**disclaimer: this is one of those historical posts that I will read after thanksgiving dinner 2045, while I am sneaking my grandkids beers on the back porch.**
Answer to the question that everyone will be asking for like, oh the next 6 months:
So like where you during the blackout?
When the lights went out, I was in the basement of Grand Central with my cousin Tania, my brother (Joshua) was outside. The place went pitch black - and I said "I don't like this. This is scary." So we grabbed our bags and made our way to the nearest exit. People were crying out and panicking. I thought we were under attack, and was fighting back a massive amount of tears wondering if my brother was o.k. Once outside, we immediately found Joshua and my Aunt. They started laughing as we were still in a state of panic, and explained that this was all a power failure, and that it would be up momentarily. Joshua and I eventually left them and walked to my office because I had to get something out of my desk.
At 53rd and 7th - I realized there was no way that I was getting up to my office, so we made our way down Broadway. By that point, all of the buildings were vacant, no phones were working, and the streets were crowded with people. It was such a trip to see Time Square screens pitch black. I couldn't stop thinking about Oceans 11, and was convinced that this was some kind of intentional shut down.
Once we got to my apartment, we decided to go over and check out the bar where we had a party planned for that evening. The bar was virtually empty - so we scratched any plans of staying there and hung out on my roof with the neighbors for a bit. After the sun went down, we went walking around the streets. We then made our way to Union Square. The energy there was so incredible. People were so alive and free. It felt like that's what it must be like at an x party. We joined in, got really hyper and started yelling & dancing around.
We then decided to walk down to Washington Square. On the way there we actually had a small group with us - all in search of a cold beer. Once at the park - the pit was full of hippies drumming, and people freaking out. We found the pit to be a little more exclusive, so we made our way to Tompkin square park.
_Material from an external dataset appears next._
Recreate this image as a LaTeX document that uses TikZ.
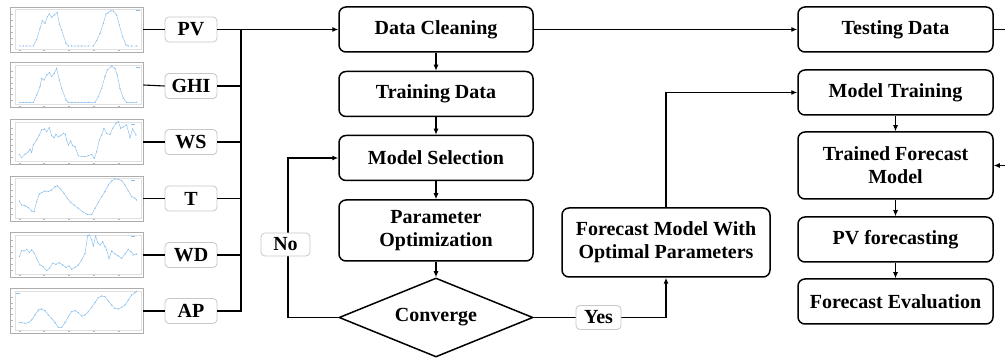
\documentclass[tikz,border=0pt]{standalone}
\usepackage{fontspec}
\setmainfont{Liberation Serif}
\usetikzlibrary{arrows.meta,shapes.geometric}

\definecolor{curveblue}{RGB}{140,192,235}

% faint axes, ticks and legend stub inside a small chart (coordinates in 1/3 px)
\newcommand\chartgrid[3]{%
  \draw[black!12, line width=0.3pt] (44,#1+6) rectangle (424,#2-9);
  \foreach \tx in {60,133,207,282,356}
    \draw[black!28, line width=0.5pt] (\tx-3,#2-4) -- (\tx+3,#2-4);
  \foreach \ty in {0.15,0.3,0.45,0.6,0.75,0.9}
    \draw[black!28, line width=0.5pt] (34,{#1+6+\ty*(#2-#1-15)}) -- (39,{#1+6+\ty*(#2-#1-15)});
  \draw[curveblue, line width=0.6pt] (#3,#1+12) -- (#3+12,#1+12);
}

\begin{document}
\begin{tikzpicture}[x=1pt, y=-1pt,
  stage/.style={draw=black, line width=1.5pt, rounded corners=7pt,
    minimum width=194pt, minimum height=45pt, align=center, inner sep=2pt,
    font=\fontsize{20}{23}\selectfont\bfseries},
  tag/.style={draw=black!22, line width=0.8pt, rounded corners=4pt, fill=white,
    minimum width=52pt, minimum height=25pt, inner sep=2pt,
    font=\fontsize{20}{23}\selectfont\bfseries},
  chart/.style={draw=black!32, line width=0.8pt, minimum width=133pt,
    minimum height=45pt, inner sep=0pt},
  curve/.style={draw=curveblue, line width=0.45pt, mark=*, mark size=0.35pt,
    mark options={fill=curveblue, draw=curveblue}},
  link/.style={line width=1.1pt},
  flow/.style={line width=1.1pt, -{Latex[length=6pt,width=5pt]}}
]
\useasboundingbox (0,0) rectangle (1005,358);

% ---------------- input charts ----------------
\node[chart] (c1) at (76.5,29.5) {};
\node[chart] (c2) at (76.5,85)   {};
\node[chart] (c3) at (76.5,142)  {};
\node[chart] (c4) at (76.5,198.5){};
\node[chart] (c5) at (76.5,255)  {};
\node[chart] (c6) at (76.5,311)  {};

\begin{scope}[x=0.3333pt, y=-0.3333pt]
  \chartgrid{20}{155}{408}
  \draw[curve] plot coordinates {(60,138)(70,138)(80,138)(90,138)(100,138)(110,118)(120,85)(127,62)(135,70)(142,50)(148,42)(155,52)(163,45)(172,37)(178,72)(185,90)(198,130)(205,138)(215,138)(225,138)(235,138)(245,138)(255,138)(265,138)(280,138)(290,122)(300,100)(310,70)(318,42)(325,38)(333,32)(340,33)(350,45)(358,75)(368,110)(378,135)(385,138)(395,138)(410,138)};
  \chartgrid{190}{322}{408}
  \draw[curve] plot coordinates {(58,307)(70,307)(80,307)(90,307)(100,307)(110,285)(120,260)(125,235)(132,240)(140,225)(148,218)(155,230)(163,220)(170,205)(178,240)(185,265)(198,300)(205,307)(215,307)(225,307)(235,307)(245,307)(255,307)(265,307)(285,307)(295,290)(305,265)(315,230)(322,210)(335,198)(345,205)(352,225)(360,265)(370,295)(380,307)(395,307)(410,307)};
\end{scope}

\begin{scope}[yshift=-115pt, x=0.3333pt, y=-0.3333pt]
  \chartgrid{15}{148}{392}
  \draw[curve] plot coordinates {(58,118)(65,128)(75,118)(85,110)(90,103)(95,113)(100,90)(110,75)(118,60)(125,45)(133,42)(140,50)(148,38)(155,62)(162,68)(168,58)(175,65)(182,62)(190,55)(196,58)(200,75)(205,90)(212,78)(218,92)(225,95)(235,122)(245,125)(255,125)(265,122)(275,118)(283,130)(290,110)(298,75)(305,60)(312,40)(320,55)(330,58)(338,40)(348,25)(355,20)(362,40)(370,35)(380,30)(390,68)(398,42)(408,60)};
  \chartgrid{183}{318}{392}
  \draw[curve] plot coordinates {(58,258)(65,270)(75,272)(85,278)(95,288)(102,290)(110,260)(118,237)(125,233)(135,228)(145,230)(155,225)(165,215)(172,213)(182,222)(192,235)(202,250)(212,262)(222,270)(235,280)(248,290)(262,298)(275,298)(285,280)(295,262)(305,245)(315,230)(325,210)(335,198)(345,192)(355,193)(365,197)(375,210)(385,228)(395,245)(405,250)(410,255)};
\end{scope}

\begin{scope}[yshift=-230pt, x=0.3333pt, y=-0.3333pt]
  \chartgrid{8}{140}{392}
  \draw[curve] plot coordinates {(58,80)(65,62)(72,63)(80,58)(88,68)(95,60)(103,70)(110,85)(120,105)(130,110)(140,122)(148,115)(158,100)(168,103)(178,98)(188,105)(198,112)(208,108)(215,118)(225,112)(235,105)(245,90)(255,70)(263,18)(268,15)(275,30)(280,48)(287,18)(293,38)(300,45)(308,35)(315,50)(320,60)(327,85)(335,63)(345,72)(355,78)(365,85)(375,72)(385,58)(393,65)(400,75)(410,72)};
  \chartgrid{178}{308}{48}
  \draw[curve] plot coordinates {(58,277)(65,278)(75,280)(85,278)(95,270)(105,255)(115,240)(125,237)(135,242)(145,255)(155,265)(165,278)(175,292)(185,292)(195,278)(205,260)(215,245)(225,242)(235,248)(245,258)(255,255)(265,245)(275,232)(285,218)(295,203)(305,198)(315,200)(325,213)(335,225)(345,235)(355,237)(365,232)(375,225)(385,210)(395,195)(405,188)(410,185)};
\end{scope}

% ---------------- variable tags ----------------
\node[tag] (pv)  at (191,29.5) {PV};
\node[tag] (ghi) at (191,86)   {GHI};
\node[tag] (ws)  at (191,142)  {WS};
\node[tag] (t)   at (191,198.5){T};
\node[tag] (wd)  at (191,255)  {WD};
\node[tag] (ap)  at (191,311)  {AP};

\foreach \c/\v in {c1/pv,c2/ghi,c3/ws,c4/t,c5/wd,c6/ap}
  \draw[link] (\c.east) -- (\v.west);

\coordinate (bus) at (241,29.5);

% ---------------- process stages ----------------
\node[stage] (clean) at (436,29.5)  {Data Cleaning};
\node[stage] (train) at (436,94)    {Training Data};
\node[stage] (msel)  at (436,158)   {Model Selection};
\node[stage, minimum height=61pt] (popt) at (436,230.5) {Parameter\\Optimization};
\node[draw, line width=1.5pt, diamond, inner sep=0pt, minimum width=194pt,
      minimum height=79pt, aspect=2.45, font=\fontsize{20}{23}\selectfont\bfseries]
      (conv) at (436,317.5) {Converge};

\node[stage, minimum width=208pt, minimum height=69pt] (fopt) at (666,242.5)
      {Forecast Model With\\Optimal Parameters};

\node[stage, minimum width=195pt] (test)  at (895.5,29.5) {Testing Data};
\node[stage, minimum width=195pt] (mtrain) at (895.5,92.5) {Model Training};
\node[stage, minimum width=195pt, minimum height=67pt] (tfm) at (895.5,165.5)
      {Trained Forecast\\Model};
\node[stage, minimum width=195pt] (pvf)  at (895.5,239.5) {PV forecasting};
\node[stage, minimum width=195pt] (feval) at (895.5,301.5) {Forecast Evaluation};

% ---------------- connectors ----------------
\foreach \v in {ghi,ws,t,wd}
  \draw[link] (\v.east) -- (\v.east -| bus);
\draw[link] (ap.east) -| (bus);
\draw[flow] (pv.east) -- (clean.west);

\draw[flow] (clean) -- (train);
\draw[flow] (train) -- (msel);
\draw[flow] (msel) -- (popt);
\draw[flow] (popt) -- (conv);

\coordinate (nobend) at (288,317.5);
\draw[flow] (conv.west) -- (nobend) |- (msel.west);
\node[tag, minimum width=49pt, minimum height=23pt] (no) at (285.5,244.5) {No};

\draw[flow] (conv.east) -| (fopt.south);
\node[tag, minimum width=45pt, minimum height=24pt] (yes) at (598.5,317.5) {Yes};

\draw[flow] (fopt.north) |- (mtrain.west);
\draw[flow] (clean.east) -- (test.west);

\coordinate (rbend) at (1014,165.5);
\draw[flow] (test.east) -| (rbend) -- (tfm.east);

\draw[flow] (mtrain) -- (tfm);
\draw[flow] (tfm) -- (pvf);
\draw[flow] (pvf) -- (feval);
\end{tikzpicture}
\end{document}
At that point that huge mass of bikers passed us. I thought the bikers all hooting and hollering was so crazy and fun. I wanted to be biking around with them. Whenever they passed it just made everyone start screaming. That might have been my favorite part of the blackout.
At one point, at St. Marks place I exclaimed "I CAN YELL WHATEVER I WANT!" and someone randomly shouted back: "AND NO ONE WILL KNOW WHO YOU ARE!!" and then I said "EXACTLY! TONITE KICKS ASS! HOLY SHIT!" so that was kind of random and cool. I loved how everyone was just howling at each other. I absolutely freaked over all the hippie drummers. Joshua asked: "so, do you think this is what the world would be like without any electricity?" I said I hoped so.
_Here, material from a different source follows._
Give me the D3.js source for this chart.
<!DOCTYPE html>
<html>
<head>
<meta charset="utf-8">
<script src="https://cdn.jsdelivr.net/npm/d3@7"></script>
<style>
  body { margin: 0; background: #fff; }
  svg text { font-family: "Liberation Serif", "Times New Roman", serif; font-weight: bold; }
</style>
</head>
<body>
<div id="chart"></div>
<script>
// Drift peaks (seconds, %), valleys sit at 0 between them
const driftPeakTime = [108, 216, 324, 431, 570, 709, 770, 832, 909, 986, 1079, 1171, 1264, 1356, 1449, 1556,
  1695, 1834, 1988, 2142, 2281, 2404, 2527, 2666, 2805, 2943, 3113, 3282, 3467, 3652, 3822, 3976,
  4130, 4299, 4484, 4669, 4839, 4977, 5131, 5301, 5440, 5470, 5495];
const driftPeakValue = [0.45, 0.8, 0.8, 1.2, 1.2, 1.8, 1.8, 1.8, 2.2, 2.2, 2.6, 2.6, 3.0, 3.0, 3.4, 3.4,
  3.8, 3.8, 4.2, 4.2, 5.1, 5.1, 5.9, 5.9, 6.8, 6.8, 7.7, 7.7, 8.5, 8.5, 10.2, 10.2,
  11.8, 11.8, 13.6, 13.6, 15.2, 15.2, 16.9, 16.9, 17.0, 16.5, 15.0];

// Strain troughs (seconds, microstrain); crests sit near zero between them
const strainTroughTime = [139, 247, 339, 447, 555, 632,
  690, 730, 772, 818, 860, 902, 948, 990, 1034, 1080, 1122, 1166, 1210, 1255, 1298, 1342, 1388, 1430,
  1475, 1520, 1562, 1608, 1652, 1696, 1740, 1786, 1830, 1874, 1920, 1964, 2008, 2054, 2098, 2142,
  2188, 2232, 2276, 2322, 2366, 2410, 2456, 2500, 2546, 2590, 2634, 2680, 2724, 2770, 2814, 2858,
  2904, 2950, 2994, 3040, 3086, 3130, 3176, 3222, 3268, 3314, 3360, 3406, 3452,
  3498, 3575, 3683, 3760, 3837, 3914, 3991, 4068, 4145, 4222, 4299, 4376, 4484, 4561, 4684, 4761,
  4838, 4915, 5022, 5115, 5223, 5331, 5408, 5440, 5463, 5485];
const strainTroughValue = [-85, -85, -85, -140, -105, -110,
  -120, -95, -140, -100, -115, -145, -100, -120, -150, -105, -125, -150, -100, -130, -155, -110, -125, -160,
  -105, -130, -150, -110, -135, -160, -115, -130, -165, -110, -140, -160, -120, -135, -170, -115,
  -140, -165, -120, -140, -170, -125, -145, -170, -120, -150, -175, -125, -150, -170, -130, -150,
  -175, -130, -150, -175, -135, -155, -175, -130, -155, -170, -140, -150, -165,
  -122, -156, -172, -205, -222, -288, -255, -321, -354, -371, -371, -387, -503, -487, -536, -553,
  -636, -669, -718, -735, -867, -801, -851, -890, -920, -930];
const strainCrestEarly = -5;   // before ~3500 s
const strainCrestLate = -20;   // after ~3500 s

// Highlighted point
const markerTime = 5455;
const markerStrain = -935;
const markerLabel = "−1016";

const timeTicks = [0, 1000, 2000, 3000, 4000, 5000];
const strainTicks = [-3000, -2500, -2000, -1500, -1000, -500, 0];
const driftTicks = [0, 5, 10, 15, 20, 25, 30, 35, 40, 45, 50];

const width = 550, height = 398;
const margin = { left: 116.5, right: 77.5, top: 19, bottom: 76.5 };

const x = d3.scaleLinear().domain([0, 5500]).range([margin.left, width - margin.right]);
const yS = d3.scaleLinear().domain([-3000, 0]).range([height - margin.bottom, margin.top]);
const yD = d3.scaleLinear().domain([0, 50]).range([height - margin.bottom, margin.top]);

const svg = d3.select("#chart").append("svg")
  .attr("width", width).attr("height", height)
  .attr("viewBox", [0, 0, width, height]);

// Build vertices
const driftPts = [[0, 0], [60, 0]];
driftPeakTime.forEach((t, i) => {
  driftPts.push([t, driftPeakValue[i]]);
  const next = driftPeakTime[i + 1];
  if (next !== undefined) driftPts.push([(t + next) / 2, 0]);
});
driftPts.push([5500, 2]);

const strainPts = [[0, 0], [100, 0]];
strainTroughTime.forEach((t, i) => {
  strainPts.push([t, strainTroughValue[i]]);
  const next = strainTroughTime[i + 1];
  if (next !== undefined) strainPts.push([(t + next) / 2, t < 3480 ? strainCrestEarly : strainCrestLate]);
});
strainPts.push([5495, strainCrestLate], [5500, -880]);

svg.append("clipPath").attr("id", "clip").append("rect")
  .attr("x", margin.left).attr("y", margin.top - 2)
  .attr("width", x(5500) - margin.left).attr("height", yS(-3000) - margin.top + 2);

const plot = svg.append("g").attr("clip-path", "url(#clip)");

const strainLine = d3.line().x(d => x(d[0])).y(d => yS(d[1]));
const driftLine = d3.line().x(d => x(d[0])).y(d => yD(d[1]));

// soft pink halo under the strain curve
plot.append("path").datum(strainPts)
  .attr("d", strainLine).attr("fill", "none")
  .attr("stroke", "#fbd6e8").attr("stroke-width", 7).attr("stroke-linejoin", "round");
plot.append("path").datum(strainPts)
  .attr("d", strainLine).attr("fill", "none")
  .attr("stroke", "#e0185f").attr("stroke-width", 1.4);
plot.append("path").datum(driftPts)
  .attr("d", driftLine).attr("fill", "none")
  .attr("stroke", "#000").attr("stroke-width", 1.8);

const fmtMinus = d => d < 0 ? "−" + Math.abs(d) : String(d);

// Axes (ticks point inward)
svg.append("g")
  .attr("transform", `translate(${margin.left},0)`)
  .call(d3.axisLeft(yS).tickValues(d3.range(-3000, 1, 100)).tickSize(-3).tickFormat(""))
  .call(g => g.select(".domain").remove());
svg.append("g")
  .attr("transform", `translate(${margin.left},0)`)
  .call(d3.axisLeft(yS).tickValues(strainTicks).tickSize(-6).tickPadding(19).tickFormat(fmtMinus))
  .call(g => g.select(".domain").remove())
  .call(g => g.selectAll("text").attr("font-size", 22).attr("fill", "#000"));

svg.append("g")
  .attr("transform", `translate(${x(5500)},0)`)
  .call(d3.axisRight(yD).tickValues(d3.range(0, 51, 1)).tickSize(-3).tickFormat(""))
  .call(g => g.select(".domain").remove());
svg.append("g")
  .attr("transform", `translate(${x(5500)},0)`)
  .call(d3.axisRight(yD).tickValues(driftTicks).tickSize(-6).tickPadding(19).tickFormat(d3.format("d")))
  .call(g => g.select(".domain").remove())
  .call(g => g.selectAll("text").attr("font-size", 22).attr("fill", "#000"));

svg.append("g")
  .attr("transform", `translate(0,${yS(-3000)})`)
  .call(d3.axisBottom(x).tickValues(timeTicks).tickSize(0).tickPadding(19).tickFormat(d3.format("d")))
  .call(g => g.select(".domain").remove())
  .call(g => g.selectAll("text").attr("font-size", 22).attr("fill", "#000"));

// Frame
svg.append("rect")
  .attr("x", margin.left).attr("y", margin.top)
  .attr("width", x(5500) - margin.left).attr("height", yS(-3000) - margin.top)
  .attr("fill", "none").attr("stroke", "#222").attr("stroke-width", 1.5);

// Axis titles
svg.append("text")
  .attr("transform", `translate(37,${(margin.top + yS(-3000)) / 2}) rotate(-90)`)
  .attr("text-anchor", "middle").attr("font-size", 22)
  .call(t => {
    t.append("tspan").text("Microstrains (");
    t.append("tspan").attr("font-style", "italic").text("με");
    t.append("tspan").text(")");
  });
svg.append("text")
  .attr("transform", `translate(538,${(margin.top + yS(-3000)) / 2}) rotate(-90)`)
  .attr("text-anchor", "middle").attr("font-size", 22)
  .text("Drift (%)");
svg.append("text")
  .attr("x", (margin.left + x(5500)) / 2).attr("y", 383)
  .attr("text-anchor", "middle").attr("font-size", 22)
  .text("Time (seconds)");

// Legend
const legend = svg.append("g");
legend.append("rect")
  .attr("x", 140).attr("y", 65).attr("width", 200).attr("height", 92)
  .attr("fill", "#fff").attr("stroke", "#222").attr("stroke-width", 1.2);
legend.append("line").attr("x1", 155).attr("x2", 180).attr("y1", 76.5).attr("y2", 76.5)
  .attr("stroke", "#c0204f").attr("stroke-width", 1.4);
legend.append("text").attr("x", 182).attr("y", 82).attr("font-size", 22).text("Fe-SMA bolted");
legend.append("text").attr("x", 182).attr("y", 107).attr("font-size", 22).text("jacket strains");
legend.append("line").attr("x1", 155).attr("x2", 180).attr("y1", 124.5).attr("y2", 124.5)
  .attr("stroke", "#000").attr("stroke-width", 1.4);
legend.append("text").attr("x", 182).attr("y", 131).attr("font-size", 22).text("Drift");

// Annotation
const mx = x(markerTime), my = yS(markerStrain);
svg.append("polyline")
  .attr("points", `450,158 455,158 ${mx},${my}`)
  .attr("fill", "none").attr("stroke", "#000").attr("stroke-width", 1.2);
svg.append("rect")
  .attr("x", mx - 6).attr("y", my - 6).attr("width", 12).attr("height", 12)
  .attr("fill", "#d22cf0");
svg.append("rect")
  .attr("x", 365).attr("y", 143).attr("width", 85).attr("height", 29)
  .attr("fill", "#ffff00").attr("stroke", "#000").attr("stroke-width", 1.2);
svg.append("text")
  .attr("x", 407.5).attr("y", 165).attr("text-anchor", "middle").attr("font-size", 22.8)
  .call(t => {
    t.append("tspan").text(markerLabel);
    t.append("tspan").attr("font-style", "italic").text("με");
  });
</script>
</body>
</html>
We then saw a man outside a bar coaxing people inside. We asked if he would give us two beers for four dollars - he said yeah, so we went inside. Once inside, Joshua started tripping out because the place turned out to be the Milk Bar, from Clockwork Orange. I was freaking out because there were five men at the candlelit bar, all comparing bird calls. It was silent in this huge space - and all you could hear were these random "coo coo" "kaw, kaw" it was so crazy that we didn’t even sit down. We stood in the middle of the bar with our mouths open, and then eventually left.
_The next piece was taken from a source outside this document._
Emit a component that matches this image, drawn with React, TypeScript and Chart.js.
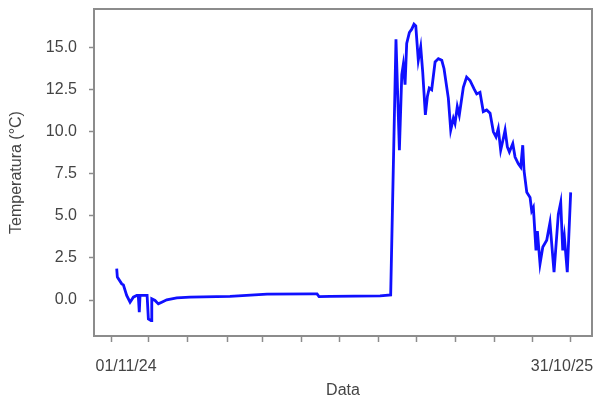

Finally, we made it to Tompkins Square. The first group had a fire going, and a naked guy. The drumming there sucked but we wanted to see the fire get busted. We watched the cops peacefully walk into the group and put out the fire, and then walk away. The cops were so friendly and peaceful. Everyone was drinking publicly, and smoking some mad weed. We followed our noses and went to join this group that had the most amazing set of drummers. I remember being fixated on this guy drumming - you could see every muscle in his back. His whole body was in the beat. I predicted that the "missed connections" forum on craigslist would be spilling over with "blackout - you were drumming, I was dancing" type announcements. Anyway, this other guy lit a fire stick, and started dancing. I couldn’t take my eyes off the flames and felt like a snake being called out of the basket by some guy wearing a turban. Trippy.
After having our fill of dancing around like crazy hippies, all of that walking and 2nd hand pot smoke - we made our way back to my roof. Chilled there for a while, and went to sleep in the muggy mug air.
In summing it all up, I think I liked Joshua's theory the best about the blackout. He said: "Anise, I don’t think there is any kind of bad conspiracy. I think that if anything the government wanted to give you guys a break, because you work so hard. They want to let you go crazy and throw a kick ass party, so you can go back to work with vigor and create more things. this will create hype, increase relationships, making communication better - thus improving creativity. this is their way of pushing progress."
Well, that’s how I spent the blackout of 2003.